* Exercise objective *
Quote the lines exactly, starting with the line that contains "What Observable Plot" and ending with the line that contains "const countTicks = [0, 2, 4, 6, 8, 10];", and leave out all other lines.
----- Data supplied
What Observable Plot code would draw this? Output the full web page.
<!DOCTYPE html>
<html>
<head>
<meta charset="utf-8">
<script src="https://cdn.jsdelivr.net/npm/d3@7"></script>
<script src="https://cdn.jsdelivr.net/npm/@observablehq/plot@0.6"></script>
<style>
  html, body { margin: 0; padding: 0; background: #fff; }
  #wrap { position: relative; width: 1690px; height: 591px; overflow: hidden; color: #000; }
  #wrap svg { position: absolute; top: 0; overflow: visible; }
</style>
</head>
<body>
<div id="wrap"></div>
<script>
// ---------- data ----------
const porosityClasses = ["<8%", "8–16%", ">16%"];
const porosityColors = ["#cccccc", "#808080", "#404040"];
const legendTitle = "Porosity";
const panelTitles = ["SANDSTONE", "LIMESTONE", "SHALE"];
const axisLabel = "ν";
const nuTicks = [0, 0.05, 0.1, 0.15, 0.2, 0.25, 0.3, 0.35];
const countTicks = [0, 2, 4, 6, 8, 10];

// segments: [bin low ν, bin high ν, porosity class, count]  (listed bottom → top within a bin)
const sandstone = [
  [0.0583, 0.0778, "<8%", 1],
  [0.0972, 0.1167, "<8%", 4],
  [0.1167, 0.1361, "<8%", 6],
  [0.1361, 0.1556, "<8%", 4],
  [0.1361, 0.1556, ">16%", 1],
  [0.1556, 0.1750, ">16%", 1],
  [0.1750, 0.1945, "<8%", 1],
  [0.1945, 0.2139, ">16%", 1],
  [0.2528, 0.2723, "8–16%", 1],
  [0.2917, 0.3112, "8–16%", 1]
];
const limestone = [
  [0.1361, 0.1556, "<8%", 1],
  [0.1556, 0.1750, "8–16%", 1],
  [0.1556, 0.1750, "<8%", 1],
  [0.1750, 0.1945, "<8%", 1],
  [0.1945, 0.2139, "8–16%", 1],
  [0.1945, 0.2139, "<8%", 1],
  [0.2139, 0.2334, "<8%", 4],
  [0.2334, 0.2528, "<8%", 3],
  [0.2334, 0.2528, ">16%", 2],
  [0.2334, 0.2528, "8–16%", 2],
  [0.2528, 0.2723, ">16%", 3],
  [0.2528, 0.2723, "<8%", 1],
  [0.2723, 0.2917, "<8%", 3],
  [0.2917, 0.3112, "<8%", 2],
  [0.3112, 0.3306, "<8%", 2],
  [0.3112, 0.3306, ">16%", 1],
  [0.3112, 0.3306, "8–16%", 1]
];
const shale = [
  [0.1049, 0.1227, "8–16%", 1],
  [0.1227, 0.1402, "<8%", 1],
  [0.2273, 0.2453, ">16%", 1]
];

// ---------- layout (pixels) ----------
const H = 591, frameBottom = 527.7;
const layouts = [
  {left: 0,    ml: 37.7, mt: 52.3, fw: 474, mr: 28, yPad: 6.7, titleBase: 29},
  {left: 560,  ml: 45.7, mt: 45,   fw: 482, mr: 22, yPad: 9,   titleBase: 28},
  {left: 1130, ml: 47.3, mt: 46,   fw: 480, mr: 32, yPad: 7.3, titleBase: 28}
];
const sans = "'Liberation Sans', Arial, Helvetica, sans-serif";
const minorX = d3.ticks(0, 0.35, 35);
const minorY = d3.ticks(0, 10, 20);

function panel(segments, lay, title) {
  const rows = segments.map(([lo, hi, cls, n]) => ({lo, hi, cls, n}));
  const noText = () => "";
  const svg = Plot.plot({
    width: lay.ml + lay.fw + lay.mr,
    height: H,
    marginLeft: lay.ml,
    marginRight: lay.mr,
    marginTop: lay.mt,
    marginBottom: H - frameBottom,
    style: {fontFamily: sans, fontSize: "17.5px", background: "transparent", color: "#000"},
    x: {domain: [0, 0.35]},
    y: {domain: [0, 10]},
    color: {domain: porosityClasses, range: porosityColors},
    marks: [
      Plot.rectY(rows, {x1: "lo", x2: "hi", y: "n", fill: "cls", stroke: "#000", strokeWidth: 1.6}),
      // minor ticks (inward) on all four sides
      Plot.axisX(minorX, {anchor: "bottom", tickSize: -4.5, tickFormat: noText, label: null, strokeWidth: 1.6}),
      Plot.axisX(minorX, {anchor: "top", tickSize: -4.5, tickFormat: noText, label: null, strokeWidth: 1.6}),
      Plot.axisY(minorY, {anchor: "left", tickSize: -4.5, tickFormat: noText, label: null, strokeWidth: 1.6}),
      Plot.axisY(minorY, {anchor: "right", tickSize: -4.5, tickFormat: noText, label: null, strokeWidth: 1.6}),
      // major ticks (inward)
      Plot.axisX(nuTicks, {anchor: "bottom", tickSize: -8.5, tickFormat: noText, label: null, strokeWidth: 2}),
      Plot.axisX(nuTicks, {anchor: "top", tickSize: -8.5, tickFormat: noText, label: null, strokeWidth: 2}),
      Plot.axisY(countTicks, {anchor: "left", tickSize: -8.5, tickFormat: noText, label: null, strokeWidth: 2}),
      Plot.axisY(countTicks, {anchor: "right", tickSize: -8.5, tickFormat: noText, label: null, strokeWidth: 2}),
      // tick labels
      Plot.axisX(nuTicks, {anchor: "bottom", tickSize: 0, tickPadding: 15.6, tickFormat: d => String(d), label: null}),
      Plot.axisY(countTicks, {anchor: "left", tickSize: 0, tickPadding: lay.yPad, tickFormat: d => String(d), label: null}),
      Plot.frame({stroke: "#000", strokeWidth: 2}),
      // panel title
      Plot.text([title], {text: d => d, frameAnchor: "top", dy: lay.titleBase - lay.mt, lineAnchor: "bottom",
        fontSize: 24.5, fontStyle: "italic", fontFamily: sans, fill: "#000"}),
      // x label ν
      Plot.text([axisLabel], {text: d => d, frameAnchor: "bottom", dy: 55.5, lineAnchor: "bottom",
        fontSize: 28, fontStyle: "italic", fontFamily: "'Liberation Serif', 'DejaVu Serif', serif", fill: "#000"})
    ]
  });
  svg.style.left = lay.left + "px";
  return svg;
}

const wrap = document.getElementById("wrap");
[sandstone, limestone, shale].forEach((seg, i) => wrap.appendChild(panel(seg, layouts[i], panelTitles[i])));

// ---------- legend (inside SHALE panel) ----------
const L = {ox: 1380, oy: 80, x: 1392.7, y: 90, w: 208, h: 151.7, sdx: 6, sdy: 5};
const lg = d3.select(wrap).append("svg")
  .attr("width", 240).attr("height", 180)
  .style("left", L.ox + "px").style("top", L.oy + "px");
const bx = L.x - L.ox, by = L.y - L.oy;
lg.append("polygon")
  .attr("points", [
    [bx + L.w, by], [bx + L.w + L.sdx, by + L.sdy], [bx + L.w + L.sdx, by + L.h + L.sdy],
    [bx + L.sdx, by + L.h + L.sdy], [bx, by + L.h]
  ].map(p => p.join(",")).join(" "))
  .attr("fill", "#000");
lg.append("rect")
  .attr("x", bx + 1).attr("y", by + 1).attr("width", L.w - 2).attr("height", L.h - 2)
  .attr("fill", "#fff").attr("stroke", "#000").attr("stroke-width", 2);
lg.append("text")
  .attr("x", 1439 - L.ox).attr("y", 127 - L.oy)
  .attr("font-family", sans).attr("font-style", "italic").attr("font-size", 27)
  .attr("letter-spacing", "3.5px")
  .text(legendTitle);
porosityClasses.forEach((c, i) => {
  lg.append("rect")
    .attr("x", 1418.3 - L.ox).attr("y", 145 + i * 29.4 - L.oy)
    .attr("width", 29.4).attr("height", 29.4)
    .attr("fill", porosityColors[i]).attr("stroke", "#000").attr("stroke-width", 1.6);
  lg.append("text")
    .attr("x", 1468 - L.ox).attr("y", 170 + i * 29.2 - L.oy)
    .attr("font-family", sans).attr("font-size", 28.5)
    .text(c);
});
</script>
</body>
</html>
----------
----- Data supplied
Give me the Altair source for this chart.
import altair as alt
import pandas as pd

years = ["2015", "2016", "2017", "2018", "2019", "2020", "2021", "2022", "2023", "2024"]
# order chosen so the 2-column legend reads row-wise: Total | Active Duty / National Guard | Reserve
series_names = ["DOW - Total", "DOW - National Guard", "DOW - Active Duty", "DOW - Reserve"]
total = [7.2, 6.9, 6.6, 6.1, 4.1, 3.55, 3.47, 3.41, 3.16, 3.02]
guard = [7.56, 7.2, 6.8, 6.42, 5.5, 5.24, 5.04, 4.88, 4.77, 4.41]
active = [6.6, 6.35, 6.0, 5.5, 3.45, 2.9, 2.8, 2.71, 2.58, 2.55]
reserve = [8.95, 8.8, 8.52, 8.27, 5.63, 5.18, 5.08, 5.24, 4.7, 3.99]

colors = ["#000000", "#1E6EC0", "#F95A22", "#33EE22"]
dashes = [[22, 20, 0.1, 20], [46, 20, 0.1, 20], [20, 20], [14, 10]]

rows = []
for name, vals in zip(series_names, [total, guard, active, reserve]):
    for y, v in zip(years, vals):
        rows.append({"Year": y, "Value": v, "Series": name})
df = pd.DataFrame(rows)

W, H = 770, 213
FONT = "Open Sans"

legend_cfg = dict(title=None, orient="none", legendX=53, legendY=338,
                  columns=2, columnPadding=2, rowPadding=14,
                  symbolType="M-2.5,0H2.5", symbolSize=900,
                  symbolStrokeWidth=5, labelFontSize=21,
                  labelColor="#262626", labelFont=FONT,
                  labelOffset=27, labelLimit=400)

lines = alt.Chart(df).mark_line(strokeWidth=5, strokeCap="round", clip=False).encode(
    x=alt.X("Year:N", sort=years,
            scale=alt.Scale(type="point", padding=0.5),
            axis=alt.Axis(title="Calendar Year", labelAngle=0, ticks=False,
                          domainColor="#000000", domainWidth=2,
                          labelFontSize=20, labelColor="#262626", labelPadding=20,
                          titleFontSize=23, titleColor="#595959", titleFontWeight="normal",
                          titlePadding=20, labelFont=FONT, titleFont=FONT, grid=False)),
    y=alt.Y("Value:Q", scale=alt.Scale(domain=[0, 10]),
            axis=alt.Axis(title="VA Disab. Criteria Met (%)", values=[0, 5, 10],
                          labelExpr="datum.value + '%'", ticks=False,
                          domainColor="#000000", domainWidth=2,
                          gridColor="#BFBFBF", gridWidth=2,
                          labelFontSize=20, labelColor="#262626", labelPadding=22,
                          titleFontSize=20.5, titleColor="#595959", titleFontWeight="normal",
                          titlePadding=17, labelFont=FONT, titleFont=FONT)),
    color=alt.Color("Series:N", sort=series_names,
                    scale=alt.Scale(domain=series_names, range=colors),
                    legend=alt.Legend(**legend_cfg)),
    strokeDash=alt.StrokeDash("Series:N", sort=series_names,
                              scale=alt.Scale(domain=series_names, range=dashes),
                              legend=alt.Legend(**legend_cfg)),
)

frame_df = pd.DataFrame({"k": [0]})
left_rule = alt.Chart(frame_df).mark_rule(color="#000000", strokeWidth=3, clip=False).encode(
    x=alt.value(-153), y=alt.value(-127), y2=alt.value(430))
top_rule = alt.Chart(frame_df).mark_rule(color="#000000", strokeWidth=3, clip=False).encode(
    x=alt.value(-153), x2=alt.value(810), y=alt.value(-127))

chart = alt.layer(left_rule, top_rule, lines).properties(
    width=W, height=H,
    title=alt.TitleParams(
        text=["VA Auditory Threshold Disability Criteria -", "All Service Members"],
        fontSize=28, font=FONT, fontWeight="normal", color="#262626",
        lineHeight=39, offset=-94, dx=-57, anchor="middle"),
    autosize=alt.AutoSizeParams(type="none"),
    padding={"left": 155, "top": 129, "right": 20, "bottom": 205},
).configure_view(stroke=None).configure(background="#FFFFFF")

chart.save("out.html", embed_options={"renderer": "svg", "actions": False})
----------
----- Data supplied
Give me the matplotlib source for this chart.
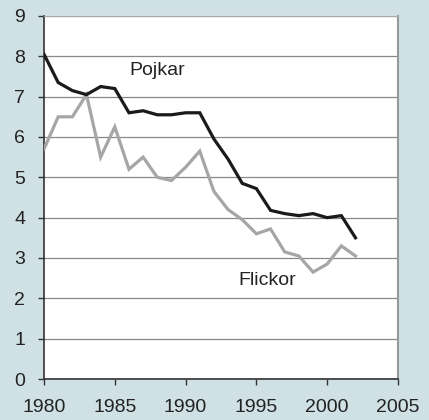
----------
* Solution for this task *
What Observable Plot code would draw this? Output the full web page.
<!DOCTYPE html>
<html>
<head>
<meta charset="utf-8">
<script src="https://cdn.jsdelivr.net/npm/d3@7"></script>
<script src="https://cdn.jsdelivr.net/npm/@observablehq/plot@0.6"></script>
<style>
  html, body { margin: 0; padding: 0; background: #fff; }
  #wrap { position: relative; width: 1690px; height: 591px; overflow: hidden; color: #000; }
  #wrap svg { position: absolute; top: 0; overflow: visible; }
</style>
</head>
<body>
<div id="wrap"></div>
<script>
// ---------- data ----------
const porosityClasses = ["<8%", "8–16%", ">16%"];
const porosityColors = ["#cccccc", "#808080", "#404040"];
const legendTitle = "Porosity";
const panelTitles = ["SANDSTONE", "LIMESTONE", "SHALE"];
const axisLabel = "ν";
const nuTicks = [0, 0.05, 0.1, 0.15, 0.2, 0.25, 0.3, 0.35];
const countTicks = [0, 2, 4, 6, 8, 10];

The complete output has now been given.